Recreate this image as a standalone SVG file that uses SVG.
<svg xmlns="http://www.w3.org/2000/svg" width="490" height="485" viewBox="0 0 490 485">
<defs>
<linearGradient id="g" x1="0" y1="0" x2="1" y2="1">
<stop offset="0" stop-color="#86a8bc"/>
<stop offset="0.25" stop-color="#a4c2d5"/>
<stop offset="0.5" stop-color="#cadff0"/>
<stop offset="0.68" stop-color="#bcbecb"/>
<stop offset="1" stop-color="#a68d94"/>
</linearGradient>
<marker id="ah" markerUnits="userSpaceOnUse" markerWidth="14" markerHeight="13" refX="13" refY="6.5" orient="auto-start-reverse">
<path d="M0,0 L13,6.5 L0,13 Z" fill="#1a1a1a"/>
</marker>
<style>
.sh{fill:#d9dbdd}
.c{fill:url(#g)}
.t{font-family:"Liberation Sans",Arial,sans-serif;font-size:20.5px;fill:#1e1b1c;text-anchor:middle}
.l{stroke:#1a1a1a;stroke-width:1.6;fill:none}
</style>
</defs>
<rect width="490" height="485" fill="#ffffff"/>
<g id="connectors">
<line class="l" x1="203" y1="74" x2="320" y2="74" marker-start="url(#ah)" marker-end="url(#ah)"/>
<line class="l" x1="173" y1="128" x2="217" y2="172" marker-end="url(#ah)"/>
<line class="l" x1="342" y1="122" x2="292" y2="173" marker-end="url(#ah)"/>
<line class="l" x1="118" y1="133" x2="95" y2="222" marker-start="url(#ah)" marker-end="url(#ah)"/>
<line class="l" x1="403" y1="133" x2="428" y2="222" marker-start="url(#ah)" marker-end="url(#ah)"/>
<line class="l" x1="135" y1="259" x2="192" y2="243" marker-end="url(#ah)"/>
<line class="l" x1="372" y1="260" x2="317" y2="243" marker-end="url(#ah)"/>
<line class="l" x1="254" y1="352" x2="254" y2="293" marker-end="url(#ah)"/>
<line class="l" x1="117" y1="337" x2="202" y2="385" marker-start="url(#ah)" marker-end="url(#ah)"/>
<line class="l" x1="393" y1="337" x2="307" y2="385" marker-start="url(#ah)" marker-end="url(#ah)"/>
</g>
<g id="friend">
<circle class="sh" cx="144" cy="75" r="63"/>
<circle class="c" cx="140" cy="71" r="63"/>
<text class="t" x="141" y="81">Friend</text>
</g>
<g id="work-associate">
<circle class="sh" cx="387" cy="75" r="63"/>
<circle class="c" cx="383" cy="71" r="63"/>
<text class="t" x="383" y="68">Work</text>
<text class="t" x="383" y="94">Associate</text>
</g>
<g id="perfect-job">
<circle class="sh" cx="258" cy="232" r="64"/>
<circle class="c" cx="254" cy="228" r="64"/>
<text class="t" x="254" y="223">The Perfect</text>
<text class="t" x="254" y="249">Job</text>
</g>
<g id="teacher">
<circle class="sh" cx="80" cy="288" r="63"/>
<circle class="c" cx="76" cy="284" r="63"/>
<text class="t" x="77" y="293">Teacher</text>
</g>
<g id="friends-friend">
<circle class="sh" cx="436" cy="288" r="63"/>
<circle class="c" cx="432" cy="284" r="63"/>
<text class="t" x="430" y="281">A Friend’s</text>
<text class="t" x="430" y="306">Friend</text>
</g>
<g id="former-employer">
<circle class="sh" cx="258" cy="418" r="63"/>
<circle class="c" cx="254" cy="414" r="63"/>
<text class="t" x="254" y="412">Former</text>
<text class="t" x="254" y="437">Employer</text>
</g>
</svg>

_ _ _

## WHAT YOU NEED TO DO
Output the complete data exactly as written.

## WORKED SOLUTION
Recreate this image as a standalone SVG file that uses SVG.
<svg xmlns="http://www.w3.org/2000/svg" width="490" height="485" viewBox="0 0 490 485">
<defs>
<linearGradient id="g" x1="0" y1="0" x2="1" y2="1">
<stop offset="0" stop-color="#86a8bc"/>
<stop offset="0.25" stop-color="#a4c2d5"/>
<stop offset="0.5" stop-color="#cadff0"/>
<stop offset="0.68" stop-color="#bcbecb"/>
<stop offset="1" stop-color="#a68d94"/>
</linearGradient>
<marker id="ah" markerUnits="userSpaceOnUse" markerWidth="14" markerHeight="13" refX="13" refY="6.5" orient="auto-start-reverse">
<path d="M0,0 L13,6.5 L0,13 Z" fill="#1a1a1a"/>
</marker>
<style>
.sh{fill:#d9dbdd}
.c{fill:url(#g)}
.t{font-family:"Liberation Sans",Arial,sans-serif;font-size:20.5px;fill:#1e1b1c;text-anchor:middle}
.l{stroke:#1a1a1a;stroke-width:1.6;fill:none}
</style>
</defs>
<rect width="490" height="485" fill="#ffffff"/>
<g id="connectors">
<line class="l" x1="203" y1="74" x2="320" y2="74" marker-start="url(#ah)" marker-end="url(#ah)"/>
<line class="l" x1="173" y1="128" x2="217" y2="172" marker-end="url(#ah)"/>
<line class="l" x1="342" y1="122" x2="292" y2="173" marker-end="url(#ah)"/>
<line class="l" x1="118" y1="133" x2="95" y2="222" marker-start="url(#ah)" marker-end="url(#ah)"/>
<line class="l" x1="403" y1="133" x2="428" y2="222" marker-start="url(#ah)" marker-end="url(#ah)"/>
<line class="l" x1="135" y1="259" x2="192" y2="243" marker-end="url(#ah)"/>
<line class="l" x1="372" y1="260" x2="317" y2="243" marker-end="url(#ah)"/>
<line class="l" x1="254" y1="352" x2="254" y2="293" marker-end="url(#ah)"/>
<line class="l" x1="117" y1="337" x2="202" y2="385" marker-start="url(#ah)" marker-end="url(#ah)"/>
<line class="l" x1="393" y1="337" x2="307" y2="385" marker-start="url(#ah)" marker-end="url(#ah)"/>
</g>
<g id="friend">
<circle class="sh" cx="144" cy="75" r="63"/>
<circle class="c" cx="140" cy="71" r="63"/>
<text class="t" x="141" y="81">Friend</text>
</g>
<g id="work-associate">
<circle class="sh" cx="387" cy="75" r="63"/>
<circle class="c" cx="383" cy="71" r="63"/>
<text class="t" x="383" y="68">Work</text>
<text class="t" x="383" y="94">Associate</text>
</g>
<g id="perfect-job">
<circle class="sh" cx="258" cy="232" r="64"/>
<circle class="c" cx="254" cy="228" r="64"/>
<text class="t" x="254" y="223">The Perfect</text>
<text class="t" x="254" y="249">Job</text>
</g>
<g id="teacher">
<circle class="sh" cx="80" cy="288" r="63"/>
<circle class="c" cx="76" cy="284" r="63"/>
<text class="t" x="77" y="293">Teacher</text>
</g>
<g id="friends-friend">
<circle class="sh" cx="436" cy="288" r="63"/>
<circle class="c" cx="432" cy="284" r="63"/>
<text class="t" x="430" y="281">A Friend’s</text>
<text class="t" x="430" y="306">Friend</text>
</g>
<g id="former-employer">
<circle class="sh" cx="258" cy="418" r="63"/>
<circle class="c" cx="254" cy="414" r="63"/>
<text class="t" x="254" y="412">Former</text>
<text class="t" x="254" y="437">Employer</text>
</g>
</svg>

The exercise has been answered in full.